Yes some of the socialists took an neutral attitude as they saw it as a fight between "Bourgeoisie factions", but other socialists (and Zola is one of them whether Ray likes it or not), also supported Dreyfus. And lest we forget, that it was the Rightists that falsely put him on trial in the first place and used the anti-Semitic angle. Ray doesn't tell you that. Also, Leftists are not split on the end goal, But on the means to get there.
But, however you cut it, Hitler's antisemitism was of a piece with his Leftism, not a sign of "Rightism".
What a fine example of an unsupported conclusion!

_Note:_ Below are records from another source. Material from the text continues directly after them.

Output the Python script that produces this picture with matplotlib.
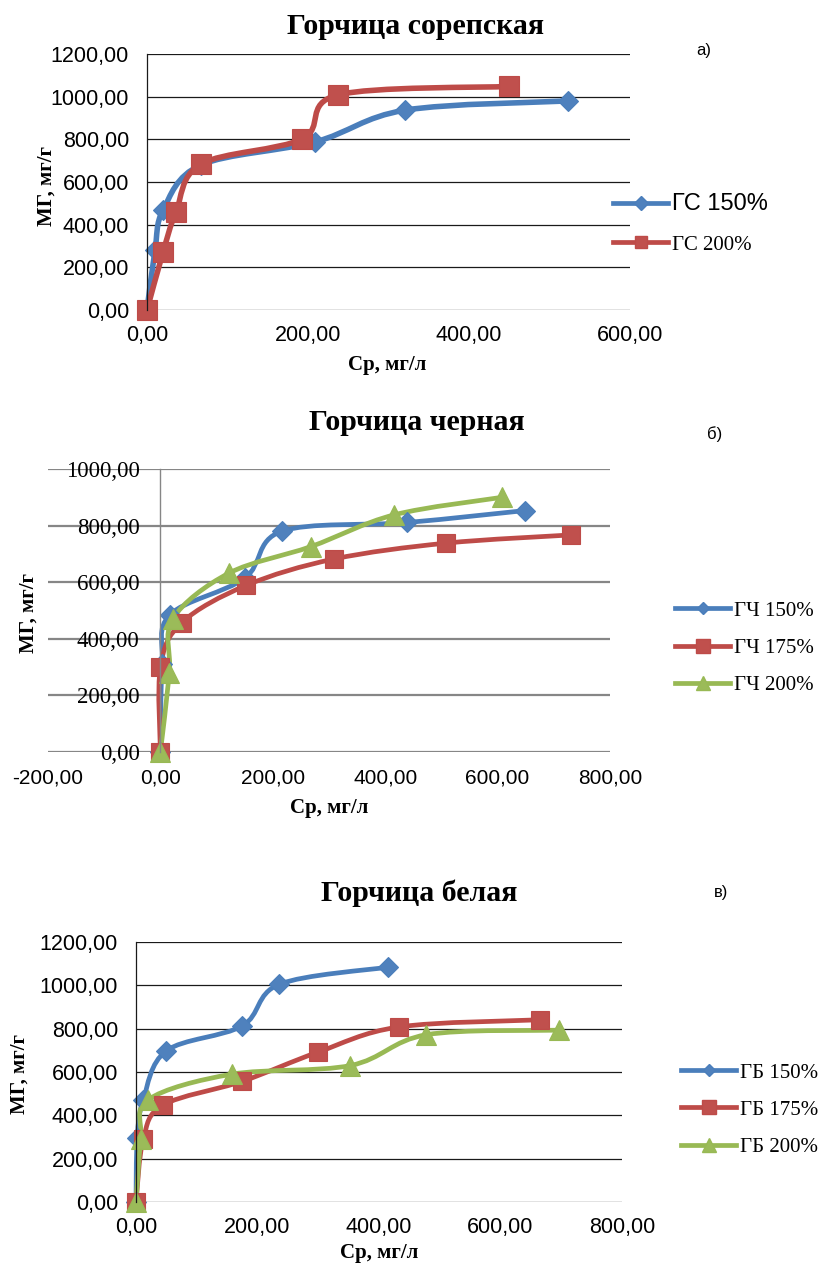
import matplotlib
matplotlib.use('Agg')
import matplotlib.pyplot as plt
from matplotlib.path import Path
from matplotlib.patches import PathPatch
from matplotlib.lines import Line2D
from matplotlib.ticker import FuncFormatter, MultipleLocator

SANS = 'Liberation Sans'
SERIF = 'Liberation Serif'

# а) Горчица сорепская
gs_labels = ['ГС 150%', 'ГС 200%']
gs150_x = [0, 10, 20, 67, 209, 321, 523]
gs150_y = [0, 281, 469, 680, 788, 937, 980]
gs200_x = [0, 20, 36, 67, 193, 237, 450]
gs200_y = [0, 272, 459, 684, 802, 1008, 1048]

# б) Горчица черная
gch_labels = ['ГЧ 150%', 'ГЧ 175%', 'ГЧ 200%']
gch150_x = [0, 3, 17, 150, 216, 439, 648]
gch150_y = [0, 310, 485, 614, 780, 811, 853]
gch175_x = [0, 0, 38, 153, 309, 508, 730]
gch175_y = [0, 300, 457, 589, 682, 738, 767]
gch200_x = [0, 16, 22, 122, 268, 416, 608]
gch200_y = [0, 280, 470, 632, 726, 838, 900]

# в) Горчица белая
gb_labels = ['ГБ 150%', 'ГБ 175%', 'ГБ 200%']
gb150_x = [0, 2, 12, 50, 175, 236, 415]
gb150_y = [0, 295, 472, 698, 813, 1005, 1084]
gb175_x = [0, 12, 45, 175, 299, 433, 665]
gb175_y = [0, 290, 448, 557, 691, 808, 841]
gb200_x = [0, 8, 20, 158, 353, 478, 697]
gb200_y = [0, 290, 472, 590, 630, 772, 793]

BLUE = ('#4a7ebb', '#4f81bd')
RED = ('#be4b48', '#c0504d')
GREEN = ('#98b954', '#9bbb59')


def smooth_path(xs, ys):
    # сглаженная линия как в Excel (кривые Безье через точки)
    pts = list(zip(xs, ys))
    n = len(pts)
    verts = [pts[0]]
    codes = [Path.MOVETO]
    for i in range(n - 1):
        p0 = pts[i - 1] if i > 0 else pts[i]
        p1 = pts[i]
        p2 = pts[i + 1]
        p3 = pts[i + 2] if i + 2 < n else pts[i + 1]
        c1 = (p1[0] + (p2[0] - p0[0]) / 6, p1[1] + (p2[1] - p0[1]) / 6)
        c2 = (p2[0] - (p3[0] - p1[0]) / 6, p2[1] - (p3[1] - p1[1]) / 6)
        verts += [c1, c2, p2]
        codes += [Path.CURVE4] * 3
    return Path(verts, codes)


def series(ax, xs, ys, colors, marker, ms, lw):
    ax.add_patch(PathPatch(smooth_path(xs, ys), fill=False, edgecolor=colors[0],
                           lw=lw, capstyle='round', joinstyle='round', clip_on=False))
    ax.plot(xs, ys, linestyle='none', marker=marker, ms=ms, color=colors[1],
            markeredgecolor=colors[0], markeredgewidth=0.8, clip_on=False)


fmt = FuncFormatter(lambda v, p: ('%.2f' % v).replace('.', ','))

fig = plt.figure(figsize=(8.24, 12.71), dpi=100)
W, H = 824.0, 1271.0


def axes_px(l, r, t, b):
    return fig.add_axes([l / W, 1 - b / H, (r - l) / W, (b - t) / H])


def legend(ax, handles, labels, x, yc, spacing):
    leg = ax.legend(handles, labels, loc='center left', bbox_to_anchor=(x / W, 1 - yc / H),
                    bbox_transform=fig.transFigure, frameon=False, borderpad=0,
                    borderaxespad=0, handlelength=2.65, handletextpad=0.2,
                    labelspacing=spacing, prop={'family': SERIF, 'size': 15})
    return leg


def handle(colors, marker, ms):
    return Line2D([], [], color=colors[0], lw=3.4, marker=marker, ms=ms,
                  markerfacecolor=colors[1], markeredgecolor=colors[0])


def basic_style(ax, gridcolor, gridlw):
    for s in ['top', 'right', 'bottom']:
        ax.spines[s].set_visible(False)
    ax.yaxis.grid(True, color=gridcolor, lw=gridlw)
    ax.set_axisbelow(True)
    ax.tick_params(length=0)
    ax.xaxis.set_major_formatter(fmt)
    ax.yaxis.set_major_formatter(fmt)


# ---------- а) ----------
ax1 = axes_px(147, 630, 54, 310)
basic_style(ax1, '#1a1a1a', 0.9)
ax1.spines['left'].set_color('#1a1a1a')
ax1.spines['left'].set_linewidth(0.9)
ax1.set_xlim(0, 600)
ax1.set_ylim(0, 1200)
ax1.xaxis.set_major_locator(MultipleLocator(200))
ax1.yaxis.set_major_locator(MultipleLocator(200))
ax1.tick_params(axis='y', pad=13)
ax1.tick_params(axis='x', pad=11)
for t in ax1.get_xticklabels() + ax1.get_yticklabels():
    t.set_family(SANS)
    t.set_fontsize(15.5)
series(ax1, gs150_x, gs150_y, BLUE, 'D', 10.5, 4.0)
series(ax1, gs200_x, gs200_y, RED, 's', 14.5, 4.0)
ax1.set_xlabel('Ср, мг/л', family=SERIF, fontsize=15, fontweight='bold')
ax1.set_ylabel('МГ, мг/г', family=SERIF, fontsize=15, fontweight='bold')
ax1.xaxis.set_label_coords((387 - 147) / 483.0, -(355 - 310) / 256.0)
ax1.yaxis.set_label_coords(-(147 - 57) / 483.0, (310 - 186) / 256.0)
fig.text(415 / W, 1 - 27 / H, 'Горчица сорепская', family=SERIF, fontsize=21.5,
         fontweight='bold', ha='center', va='center')
fig.text(704 / W, 1 - 50 / H, 'а)', family=SANS, fontsize=12, ha='center', va='center')
leg = legend(ax1, [handle(BLUE, 'D', 7), handle(RED, 's', 9)], gs_labels, 613, 224, 0.95)
leg.get_texts()[0].set_family(SANS)
leg.get_texts()[0].set_fontsize(17)

# ---------- б) ----------
ax2 = axes_px(48, 610, 469, 752)
basic_style(ax2, '#868686', 1.6)
ax2.spines['left'].set_position(('data', 0))
ax2.spines['left'].set_color('#868686')
ax2.spines['left'].set_linewidth(1.0)
ax2.set_xlim(-200, 800)
ax2.set_ylim(0, 1000)
ax2.xaxis.set_major_locator(MultipleLocator(200))
ax2.yaxis.set_major_locator(MultipleLocator(200))
ax2.tick_params(axis='y', pad=15)
ax2.tick_params(axis='x', pad=12)
for t in ax2.get_xticklabels():
    t.set_family(SANS)
    t.set_fontsize(15)
for t in ax2.get_yticklabels():
    t.set_family(SERIF)
    t.set_fontsize(16.5)
series(ax2, gch150_x, gch150_y, BLUE, 'D', 10, 3.4)
series(ax2, gch175_x, gch175_y, RED, 's', 13.5, 3.4)
series(ax2, gch200_x, gch200_y, GREEN, '^', 14, 3.4)
ax2.set_xlabel('Ср, мг/л', family=SERIF, fontsize=15, fontweight='bold')
ax2.set_ylabel('МГ, мг/г', family=SERIF, fontsize=15, fontweight='bold')
ax2.xaxis.set_label_coords((329 - 48) / 562.0, -(798 - 752) / 283.0)
ax2.yaxis.set_label_coords(-(48 - 39) / 562.0, (752 - 613) / 283.0)
fig.text(417 / W, 1 - 422 / H, 'Горчица черная', family=SERIF, fontsize=21.5,
         fontweight='bold', ha='center', va='center')
fig.text(715 / W, 1 - 434 / H, 'б)', family=SANS, fontsize=12, ha='center', va='center')
legend(ax2, [handle(BLUE, 'D', 6.5), handle(RED, 's', 9.5), handle(GREEN, '^', 9.5)],
       gch_labels, 675, 648, 0.85)

# ---------- в) ----------
ax3 = axes_px(136, 622, 942, 1202)
basic_style(ax3, '#1a1a1a', 0.9)
ax3.spines['left'].set_color('#1a1a1a')
ax3.spines['left'].set_linewidth(0.9)
ax3.set_xlim(0, 800)
ax3.set_ylim(0, 1200)
ax3.xaxis.set_major_locator(MultipleLocator(200))
ax3.yaxis.set_major_locator(MultipleLocator(200))
ax3.tick_params(axis='y', pad=13)
ax3.tick_params(axis='x', pad=11)
for t in ax3.get_xticklabels() + ax3.get_yticklabels():
    t.set_family(SANS)
    t.set_fontsize(15.5)
series(ax3, gb150_x, gb150_y, BLUE, 'D', 10, 3.4)
series(ax3, gb175_x, gb175_y, RED, 's', 13.5, 3.4)
series(ax3, gb200_x, gb200_y, GREEN, '^', 14, 3.4)
ax3.set_xlabel('Ср, мг/л', family=SERIF, fontsize=15, fontweight='bold')
ax3.set_ylabel('МГ, мг/г', family=SERIF, fontsize=15, fontweight='bold')
ax3.xaxis.set_label_coords((379 - 136) / 486.0, -(1243 - 1202) / 260.0)
ax3.yaxis.set_label_coords(-(136 - 30) / 486.0, (1202 - 1074) / 260.0)
fig.text(419 / W, 1 - 893 / H, 'Горчица белая', family=SERIF, fontsize=21.5,
         fontweight='bold', ha='center', va='center')
fig.text(721 / W, 1 - 893 / H, 'в)', family=SANS, fontsize=12, ha='center', va='center')
legend(ax3, [handle(BLUE, 'D', 6.5), handle(RED, 's', 9.5), handle(GREEN, '^', 9.5)],
       gb_labels, 681, 1110, 0.85)

fig.savefig('out.png', dpi=100)
plt.close(fig)
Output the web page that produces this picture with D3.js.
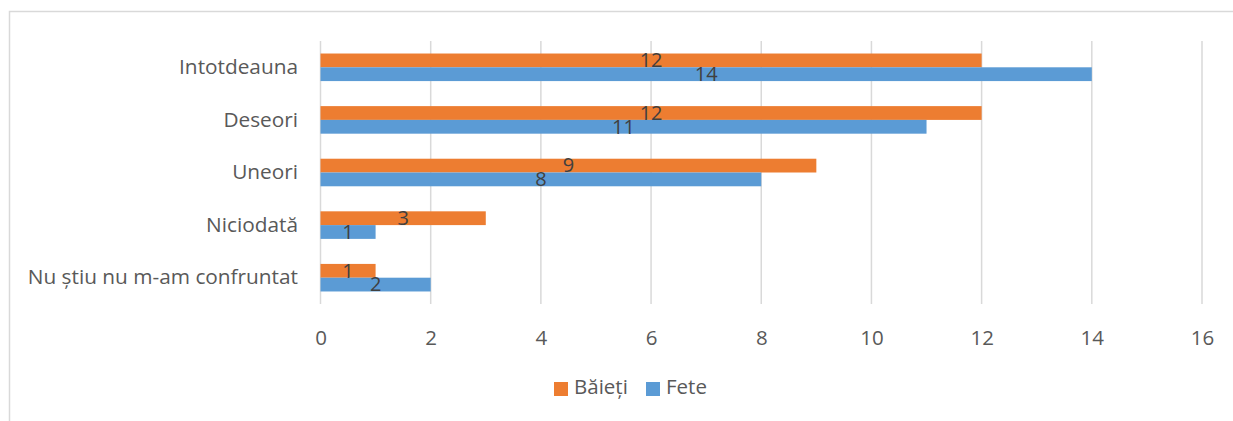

One more bit of iconography that may serve to reinforce that point:
Of course these posters look similar, But im going to throw a little spanner in the works:
Hmmmm Lets see, Both the russian and american posters have a slogan on the Bottom, Both have army advancing above the slogan, Above the Smoke/fog of war? We see the Leader, Pointing the way, Both are draped in Flags, and Both have Planes in the Orangey/Yellowish Background. Graphicly, Both are the same. Does that prove anything? No. And Stalin is not performing a Roman salute, The thumb is definitely away from the fingers and the Fingers appear to be seperate from each other (Although with the fingers, it's hard to tell). Stalin is just striking a pose in a poster. It's just superficial crap like; "Stalin had a blue painted bathroom and so did Hirohito... OMG Stalin was Japanese", and just as silly.
Of course we can find many Nazi posters that look like soviet ones, But we can also Find many american and allied posters that look like Nazi and Soviet ones, Does this prove the americans and allies had similar ideologies to either the nazis or soviets? NO.
Here are just a few examples of "similar posters".
Also, on a complete sidenote, seeing as the Red army piece "Pa dolinam i pa vsgorjam" sounds just like the White army piece "To the Glory of the Fatherland [aka "The Tsarist Army Marches"]", Does this prove the reds [communists] and the whites [Tsarists] had "similar ideologies" too? Of course not!!
Sorry but plagiarism, which i suspect is really going on here proves nothing!